Practise doing the same for the validation set Xu and overplotting the spectra with the training set Xr.

Do you see significant differences?

Enjoy using Chemometrics with R.

22 mar 2017

Win ISI and ISI Scan 4.10 available (Windows 10 compatible)

Go to http://www.winisi.com and download it from the Download section

20 mar 2017

Tutorials with Resemble (part 1)

I see that some of you are interested in the package "Resemble", so I´m going to re-writte some of the post with this package, so we can understand better the LOCAL concept we have been treating with Win ISI.

The examples use the NIRsoil data that we can get from the package "prospectr".
require(prospectr)data(NIRsoil)
If we can plot the raw spectra, ..., just writte this script
wavelength<-seq(1100,2498,by=2)
matplot(wavelength,t(NIRsoil$spc),type="l",col="blue",
        xlab="Wavelength(nm)",ylab="Absorbance",ylim=c(0,1))
In the Resemble manual recomends to apply a SG filter without derivatives to smooth the spectra, so in this case we proceed as the manual:
sg <- savitzkyGolay(NIRsoil$spc, p = 3, w = 11, m = 0)
NIRsoil$spc <- sg
Now the spectra is truncated in both sides, so we have to create:
wavelength_sg<-seq(1110,2488,by=2)
and we can plot the spectra filtered:
matplot(wavelength_sg,t(NIRsoil$spc ),type="l",col="black",
        xlab="Wavelength(nm)",ylab="Absorbance",ylim=c(0,1))
You won´t see too much difference with the raw spectra.

Now we split the data into a training (Xr , Yr) set and a validation set (Xu, Yu)
       #VALIDATION
Xu <- NIRsoil$spc[!as.logical(NIRsoil$train),]
Yu <- NIRsoil$CEC[!as.logical(NIRsoil$train)]
    #TRAINING
Xr <- NIRsoil$spc[as.logical(NIRsoil$train),]
Yr <- NIRsoil$CEC[as.logical(NIRsoil$train)]
and we take out the data without reference values form both sets:
Xu <- Xu[!is.na(Yu),]
Xr <- Xr[!is.na(Yr),]
Yu <- Yu[!is.na(Yu)]
Yr <- Yr[!is.na(Yr)]

Practise making plots again of the spectra of the diferent sets.
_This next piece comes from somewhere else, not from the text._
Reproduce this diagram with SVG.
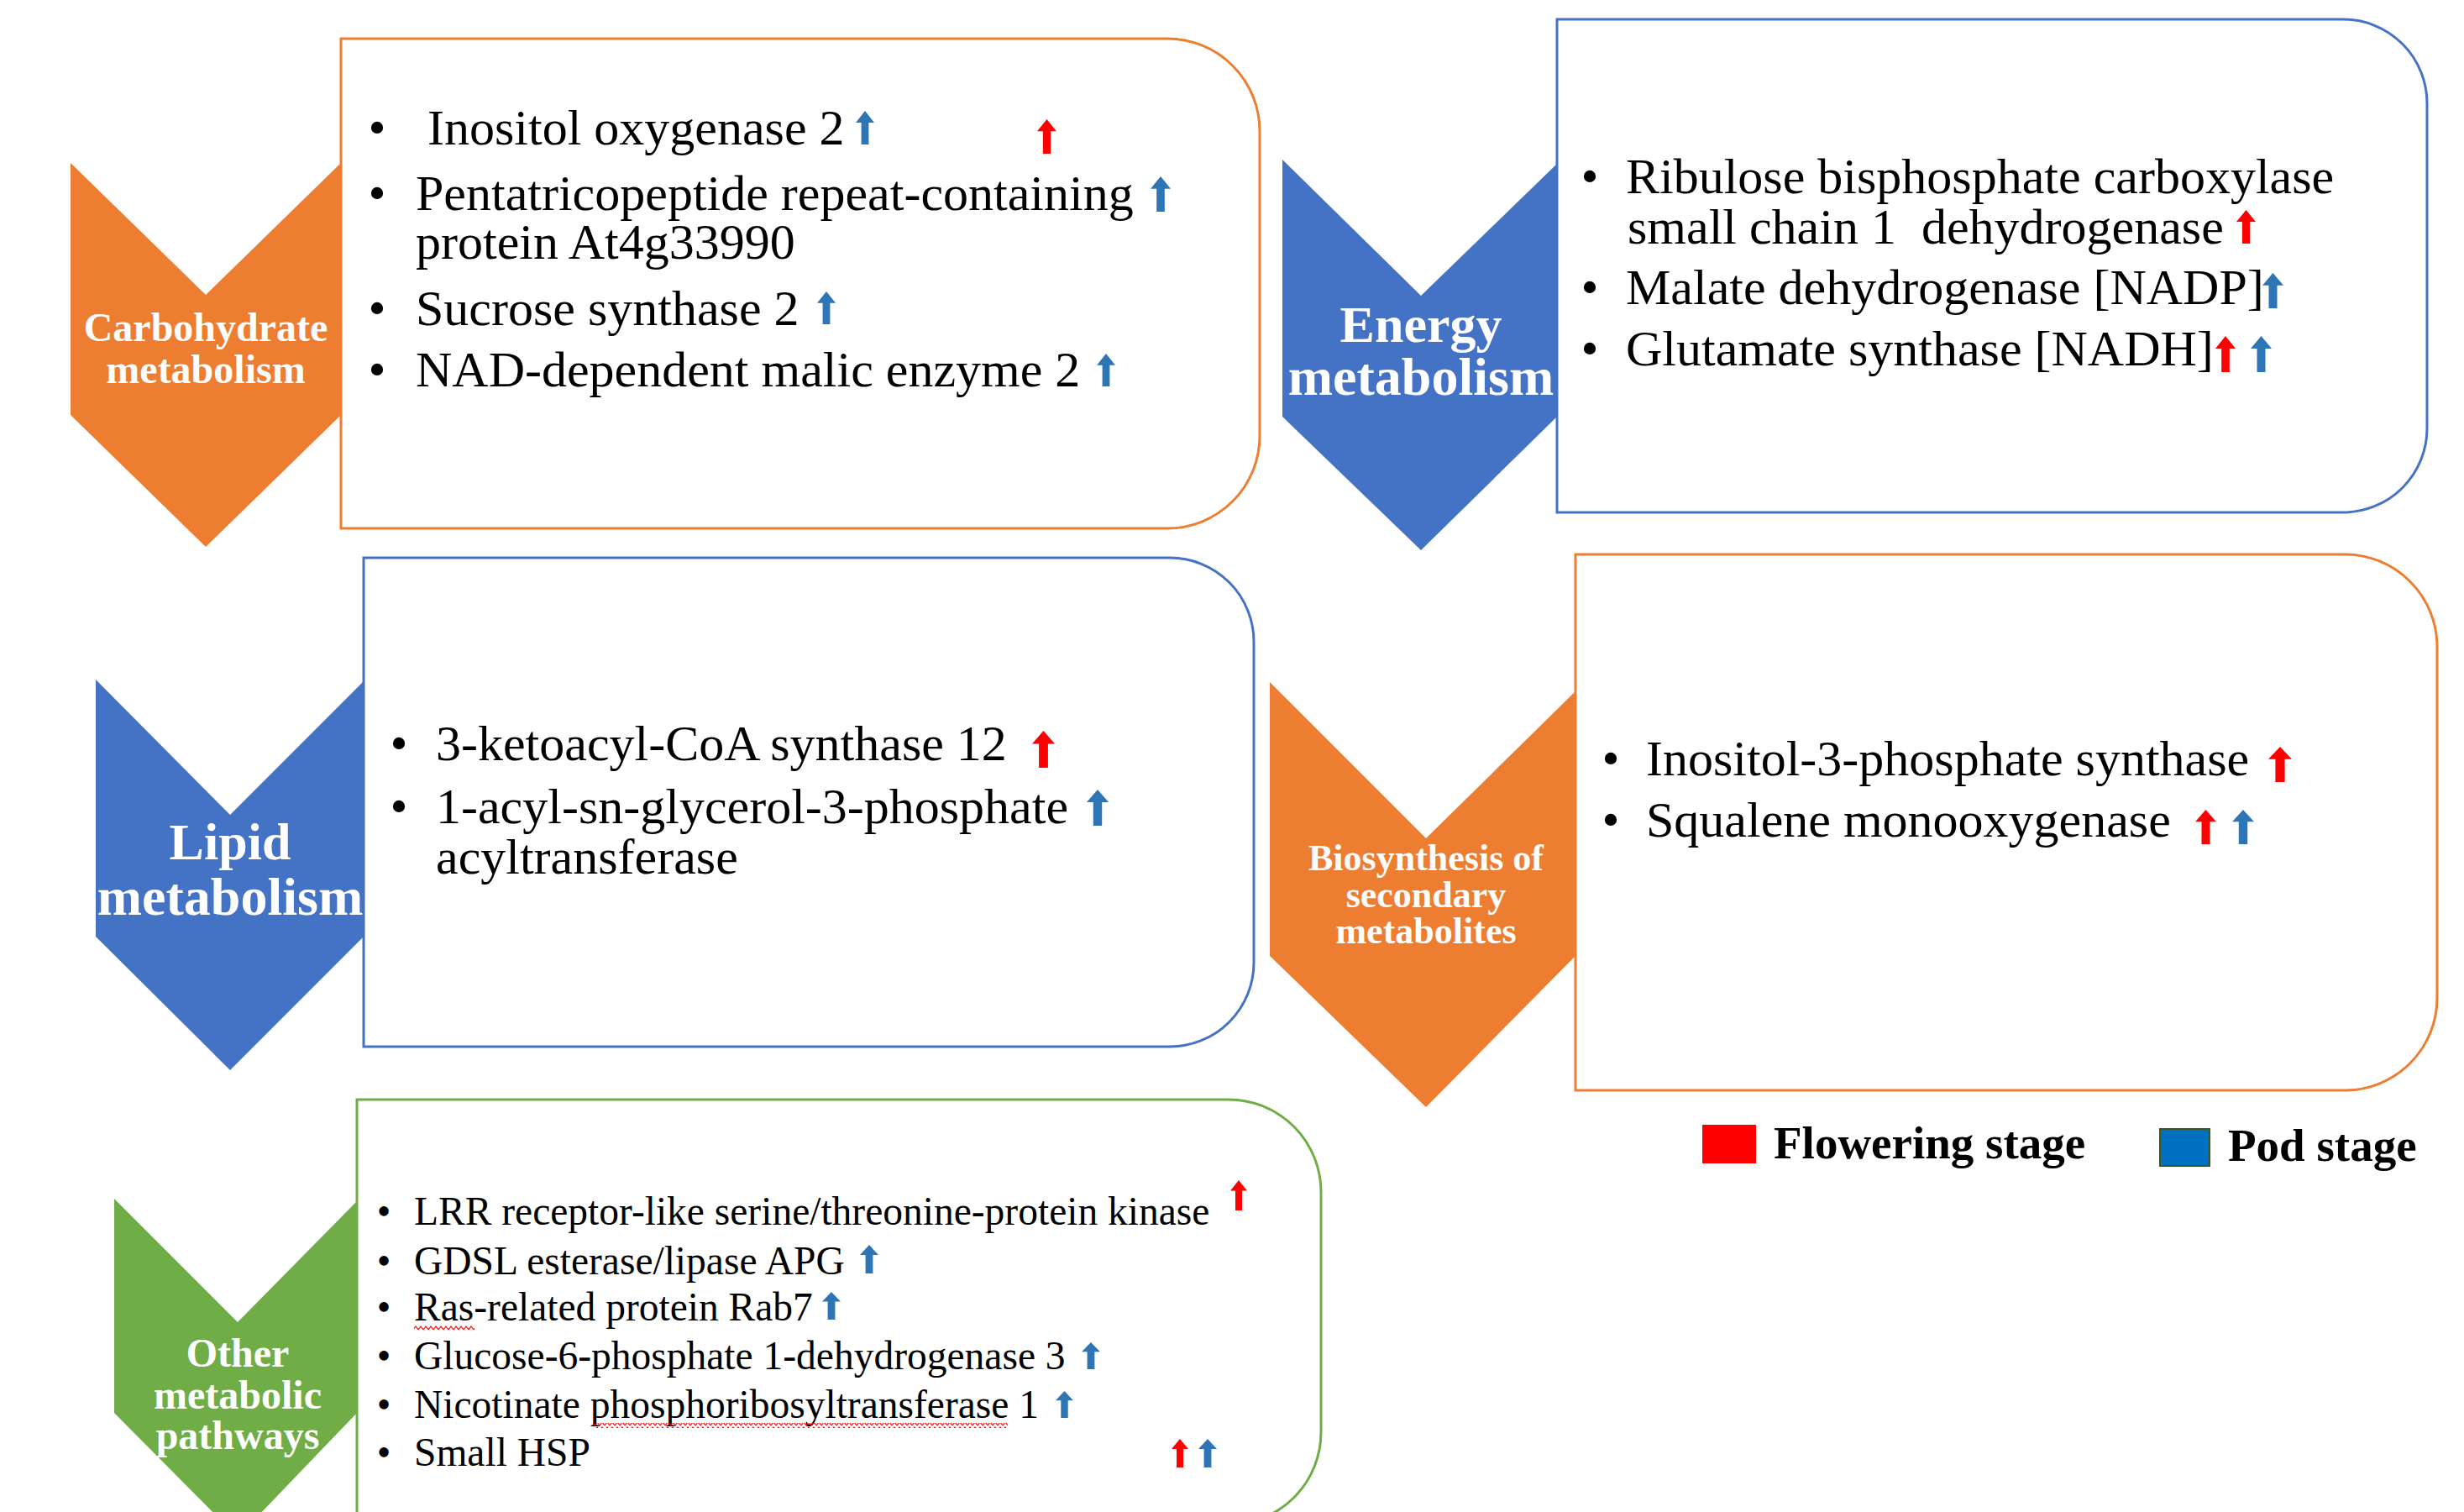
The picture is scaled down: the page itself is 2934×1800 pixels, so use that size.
<svg xmlns="http://www.w3.org/2000/svg" xmlns:xlink="http://www.w3.org/1999/xlink" width="2934" height="1800" viewBox="0 0 2934 1800">
<style>
.box{fill:#FFFFFF;stroke-width:3}
.or{stroke:#ED7D31}.bl{stroke:#4472C4}.gr{stroke:#70AD47}
.cor{fill:#ED7D31}.cbl{fill:#4472C4}.cgr{fill:#70AD47}
.t{font-family:"Liberation Serif","Times New Roman",serif;fill:#000000}
.t60{font-size:60px}.t47{font-size:47.5px}
.lab{font-family:"Liberation Serif","Times New Roman",serif;font-weight:bold;fill:#FFFFFF;text-anchor:middle}
.leg{font-family:"Liberation Serif","Times New Roman",serif;font-weight:bold;font-size:55px;fill:#000000}
.bu{text-anchor:middle}
.r{fill:#FF0000}.b{fill:#2E75B6}
</style>
<defs>
<symbol id="arr" viewBox="0 0 20 40" preserveAspectRatio="none"><path d="M10 0 L20 14 L14 14 L14 40 L6 40 L6 14 L0 14 Z"/></symbol>
<pattern id="sq" x="0" y="0" width="6" height="6" patternUnits="userSpaceOnUse"><path d="M0 5 L3 1 L6 5" stroke="#FF0000" stroke-width="1.2" fill="none"/></pattern>
</defs>
<rect width="2934" height="1800" fill="#FFFFFF"/>
<g id="connectors"/>

<!-- Carbohydrate -->
<g id="carb-box">
<path class="box or" d="M406 46 H1390 A110 110 0 0 1 1500 156 V519 A110 110 0 0 1 1390 629 H406 Z"/>
<g class="t t60">
<text class="bu" x="449" y="172">•</text>
<text x="509" y="172">Inositol oxygenase 2</text>
<text class="bu" x="449" y="250">•</text>
<text x="495" y="250">Pentatricopeptide repeat-containing</text>
<text x="495" y="308">protein At4g33990</text>
<text class="bu" x="449" y="387">•</text>
<text x="495" y="387">Sucrose synthase 2</text>
<text class="bu" x="449" y="460">•</text>
<text x="495" y="460">NAD-dependent malic enzyme 2</text>
</g>
<use href="#arr" class="b" x="1019" y="132" width="22" height="40"/>
<use href="#arr" class="r" x="1235" y="142" width="23" height="41"/>
<use href="#arr" class="b" x="1370" y="210" width="24" height="42"/>
<use href="#arr" class="b" x="973" y="347" width="22" height="39"/>
<use href="#arr" class="b" x="1306" y="421" width="22" height="39"/>
</g>
<g id="carb-chevron">
<polygon class="cor" points="84,194 245,351 406,194 406,494 245,651 84,494"/>
<text class="lab" font-size="48" x="245" y="406">Carbohydrate</text>
<text class="lab" font-size="48" x="245" y="456">metabolism</text>
</g>

<!-- Energy -->
<g id="energy-box">
<path class="box bl" d="M1854 23 H2790 A100 100 0 0 1 2890 123 V510 A100 100 0 0 1 2790 610 H1854 Z"/>
<g class="t t60">
<text class="bu" x="1893" y="230">•</text>
<text x="1936" y="230">Ribulose bisphosphate carboxylase</text>
<text x="1938" y="290" xml:space="preserve">small chain 1  dehydrogenase</text>
<text class="bu" x="1893" y="362">•</text>
<text x="1936" y="362">Malate dehydrogenase [NADP]</text>
<text class="bu" x="1893" y="435">•</text>
<text x="1936" y="435">Glutamate synthase [NADH]</text>
</g>
<use href="#arr" class="r" x="2663" y="250" width="23" height="40"/>
<use href="#arr" class="b" x="2694" y="325" width="25" height="42"/>
<use href="#arr" class="r" x="2638" y="400" width="24" height="43"/>
<use href="#arr" class="b" x="2680" y="400" width="25" height="43"/>
</g>
<g id="energy-chevron">
<polygon class="cbl" points="1527,190 1692,352 1854,195 1854,496 1692,655 1527,496"/>
<text class="lab" font-size="62" x="1692" y="407">Energy</text>
<text class="lab" font-size="64" x="1692" y="470">metabolism</text>
</g>

<!-- Lipid -->
<g id="lipid-box">
<path class="box bl" d="M433 664 H1393 A100 100 0 0 1 1493 764 V1146 A100 100 0 0 1 1393 1246 H433 Z"/>
<g class="t t60">
<text class="bu" x="475" y="905">•</text>
<text x="519" y="905">3-ketoacyl-CoA synthase 12</text>
<text class="bu" x="475" y="980">•</text>
<text x="519" y="980">1-acyl-sn-glycerol-3-phosphate</text>
<text x="519" y="1040">acyltransferase</text>
</g>
<use href="#arr" class="r" x="1229" y="870" width="27" height="44"/>
<use href="#arr" class="b" x="1294" y="940" width="26" height="43"/>
</g>
<g id="lipid-chevron">
<polygon class="cbl" points="114,809 274,970 433,811 433,1115 274,1274 114,1115"/>
<text class="lab" font-size="62" x="274" y="1023">Lipid</text>
<text class="lab" font-size="64" x="274" y="1089">metabolism</text>
</g>

<!-- Biosynthesis of secondary metabolites -->
<g id="bio-box">
<path class="box or" d="M1876 660 H2792 A110 110 0 0 1 2902 770 V1188 A110 110 0 0 1 2792 1298 H1876 Z"/>
<g class="t t60">
<text class="bu" x="1918" y="923">•</text>
<text x="1960" y="923">Inositol-3-phosphate synthase</text>
<text class="bu" x="1918" y="996">•</text>
<text x="1960" y="996">Squalene monooxygenase</text>
</g>
<use href="#arr" class="r" x="2701" y="889" width="28" height="42"/>
<use href="#arr" class="r" x="2614" y="964" width="25" height="41"/>
<use href="#arr" class="b" x="2658" y="964" width="26" height="41"/>
</g>
<g id="bio-chevron">
<polygon class="cor" points="1512,812 1698,998 1876,823 1876,1138 1698,1318 1512,1138"/>
<text class="lab" font-size="44" x="1698" y="1036">Biosynthesis of</text>
<text class="lab" font-size="44" x="1698" y="1080">secondary</text>
<text class="lab" font-size="44" x="1698" y="1123">metabolites</text>
</g>

<!-- Other metabolic pathways -->
<g id="other-box">
<path class="box gr" d="M425 1309 H1463 A110 110 0 0 1 1573 1419 V1705 A110 110 0 0 1 1463 1815 H425 Z"/>
<g class="t t47">
<text class="bu" x="457" y="1458">•</text>
<text x="493" y="1458">LRR receptor-like serine/threonine-protein kinase</text>
<text class="bu" x="457" y="1517">•</text>
<text x="493" y="1517">GDSL esterase/lipase APG</text>
<text class="bu" x="457" y="1572">•</text>
<text x="493" y="1572">Ras-related protein Rab7</text>
<text class="bu" x="457" y="1630">•</text>
<text x="493" y="1630">Glucose-6-phosphate 1-dehydrogenase 3</text>
<text class="bu" x="457" y="1688">•</text>
<text x="493" y="1688">Nicotinate phosphoribosyltransferase 1</text>
<text class="bu" x="457" y="1745">•</text>
<text x="493" y="1745">Small HSP</text>
</g>
<rect x="493" y="1578" width="72" height="6" fill="url(#sq)"/>
<rect x="706" y="1694" width="494" height="6" fill="url(#sq)"/>
<use href="#arr" class="r" x="1465" y="1405" width="20" height="36"/>
<use href="#arr" class="b" x="1024" y="1482" width="22" height="34"/>
<use href="#arr" class="b" x="979" y="1538" width="22" height="33"/>
<use href="#arr" class="b" x="1288" y="1598" width="22" height="32"/>
<use href="#arr" class="b" x="1257" y="1656" width="21" height="32"/>
<use href="#arr" class="r" x="1395" y="1713" width="20" height="34"/>
<use href="#arr" class="b" x="1427" y="1713" width="22" height="34"/>
</g>
<g id="other-chevron">
<polygon class="cgr" points="136,1427 283,1574 425,1430 425,1682 283,1830 136,1682"/>
<text class="lab" font-size="48" x="283" y="1627">Other</text>
<text class="lab" font-size="48" x="283" y="1677">metabolic</text>
<text class="lab" font-size="48" x="283" y="1725">pathways</text>
</g>

<!-- Legend -->
<g id="legend">
<rect x="2027" y="1339" width="64" height="46" fill="#FF0000"/>
<text class="leg" x="2112" y="1379">Flowering stage</text>
<rect x="2572" y="1344" width="59" height="44" fill="#0070C0" stroke="#385723" stroke-width="2"/>
<text class="leg" x="2653" y="1382">Pod stage</text>
</g>
</svg>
Overlap training and validation sets with different colors,....., and enjoy using R for chemometrics.

6 mar 2017

Neighborhood Mahalanobis distance matrix

Working with the chemometric packages in R help us to understand other chemometric commercial software’s better.

In Resemble we can use the function fDiss to get a matrix of distances between all the samples in a spectra data set, so we get a square and diagonal matrix with zeroes in the diagonal, because the distance between a sample and itself in the PCA space is cero. This way we can see redundant information and remove it from the spectra set. Finally we can get a well distributed cloud of samples and the average spectrum is more representative to all of them.

Here I just trim the matrix in order to see how close the first 10 samples spectra are between them.
The spectra used was the NIRsoil data from R.